■ **Stated exercise**
Once the pictures are set aside, transcribe the remaining data exactly.

■ **Collected data**
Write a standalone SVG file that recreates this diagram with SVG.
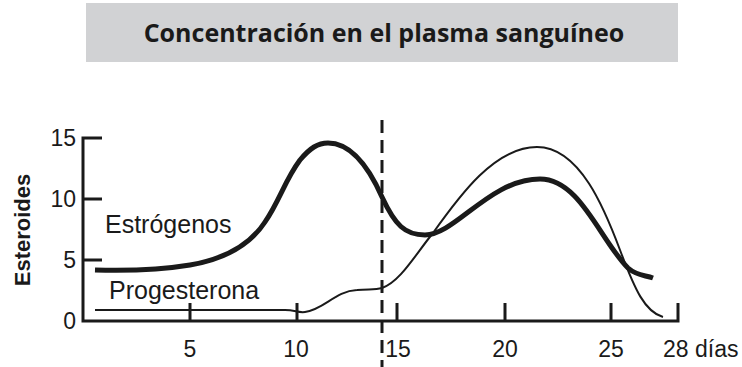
<svg xmlns="http://www.w3.org/2000/svg" width="742" height="367" viewBox="0 0 742 367">
<style>
.lbl{font-family:"Liberation Sans",Arial,sans-serif;font-size:23px;fill:#1a1a1a}
.big{font-family:"Liberation Sans",Arial,sans-serif;font-size:25px;fill:#1a1a1a}
.ax{stroke:#1a1a1a;stroke-width:3;fill:none}
.est{stroke:#1a1a1a;stroke-width:5;fill:none;stroke-linecap:butt}
.pro{stroke:#1a1a1a;stroke-width:2;fill:none}
</style>
<rect width="742" height="367" fill="#ffffff"/>
<g id="title">
<rect x="86" y="3" width="592" height="59" fill="#d1d2d4"/>
<text x="384" y="42" text-anchor="middle" font-family="'Open Sans','Noto Sans',sans-serif" font-weight="bold" font-size="25" fill="#1a1a1a">Concentración en el plasma sanguíneo</text>
</g>
<g id="axes">
<path class="ax" d="M102,138 H83 V321 H678 V303"/>
<path class="ax" d="M83,199 H102 M83,260 H102 M190,321 V303 M297,321 V303 M397,321 V303 M505,321 V303 M611,321 V303"/>
<g class="lbl" text-anchor="end">
<text x="76" y="146">15</text>
<text x="76" y="207">10</text>
<text x="76" y="268">5</text>
<text x="76" y="329">0</text>
</g>
<g class="lbl" text-anchor="middle">
<text x="190" y="357">5</text>
<text x="296" y="357">10</text>
<text x="398" y="357">15</text>
<text x="505" y="357">20</text>
<text x="611" y="357">25</text>
</g>
<text class="lbl" x="663" y="357">28 días</text>
<text x="30" y="230" transform="rotate(-90 30 230)" text-anchor="middle" font-family="'Liberation Sans',Arial,sans-serif" font-weight="bold" font-size="22" fill="#1a1a1a">Esteroides</text>
</g>
<g id="connectors">
<path id="estrogenos" class="est" d="M95,270 C130,271 160,270 190,265 C225,259 250,245 265,222 C280,200 285,180 300,160 C310,148 318,143 328,143 C352,143 370,170 382,197 C395,225 405,235 425,235 C455,235 490,179 540,179 C580,179 600,240 628,268 C637,276 645,275 653,278"/>
<path id="progesterona" class="pro" d="M95,310 L285,310 C295,310 298,313 305,312 C325,309 335,291 357,290 C370,289 375,290 382,288 C400,282 415,255 433,233 C460,195 495,147 537,147 C580,147 605,210 620,250 C635,290 645,312 663,317"/>
<line id="ovulacion" x1="382" y1="120" x2="382" y2="367" stroke="#1a1a1a" stroke-width="3" stroke-dasharray="13,7"/>
</g>
<g id="series-labels" class="big">
<text x="105" y="233">Estrógenos</text>
<text x="109" y="299">Progesterona</text>
</g>
</svg>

■ **Solution to this task**
Write a standalone SVG file that recreates this diagram with SVG.
<svg xmlns="http://www.w3.org/2000/svg" width="742" height="367" viewBox="0 0 742 367">
<style>
.lbl{font-family:"Liberation Sans",Arial,sans-serif;font-size:23px;fill:#1a1a1a}
.big{font-family:"Liberation Sans",Arial,sans-serif;font-size:25px;fill:#1a1a1a}
.ax{stroke:#1a1a1a;stroke-width:3;fill:none}
.est{stroke:#1a1a1a;stroke-width:5;fill:none;stroke-linecap:butt}
.pro{stroke:#1a1a1a;stroke-width:2;fill:none}
</style>
<rect width="742" height="367" fill="#ffffff"/>
<g id="title">
<rect x="86" y="3" width="592" height="59" fill="#d1d2d4"/>
<text x="384" y="42" text-anchor="middle" font-family="'Open Sans','Noto Sans',sans-serif" font-weight="bold" font-size="25" fill="#1a1a1a">Concentración en el plasma sanguíneo</text>
</g>
<g id="axes">
<path class="ax" d="M102,138 H83 V321 H678 V303"/>
<path class="ax" d="M83,199 H102 M83,260 H102 M190,321 V303 M297,321 V303 M397,321 V303 M505,321 V303 M611,321 V303"/>
<g class="lbl" text-anchor="end">
<text x="76" y="146">15</text>
<text x="76" y="207">10</text>
<text x="76" y="268">5</text>
<text x="76" y="329">0</text>
</g>
<g class="lbl" text-anchor="middle">
<text x="190" y="357">5</text>
<text x="296" y="357">10</text>
<text x="398" y="357">15</text>
<text x="505" y="357">20</text>
<text x="611" y="357">25</text>
</g>
<text class="lbl" x="663" y="357">28 días</text>
<text x="30" y="230" transform="rotate(-90 30 230)" text-anchor="middle" font-family="'Liberation Sans',Arial,sans-serif" font-weight="bold" font-size="22" fill="#1a1a1a">Esteroides</text>
</g>
<g id="connectors">
<path id="estrogenos" class="est" d="M95,270 C130,271 160,270 190,265 C225,259 250,245 265,222 C280,200 285,180 300,160 C310,148 318,143 328,143 C352,143 370,170 382,197 C395,225 405,235 425,235 C455,235 490,179 540,179 C580,179 600,240 628,268 C637,276 645,275 653,278"/>
<path id="progesterona" class="pro" d="M95,310 L285,310 C295,310 298,313 305,312 C325,309 335,291 357,290 C370,289 375,290 382,288 C400,282 415,255 433,233 C460,195 495,147 537,147 C580,147 605,210 620,250 C635,290 645,312 663,317"/>
<line id="ovulacion" x1="382" y1="120" x2="382" y2="367" stroke="#1a1a1a" stroke-width="3" stroke-dasharray="13,7"/>
</g>
<g id="series-labels" class="big">
<text x="105" y="233">Estrógenos</text>
<text x="109" y="299">Progesterona</text>
</g>
</svg>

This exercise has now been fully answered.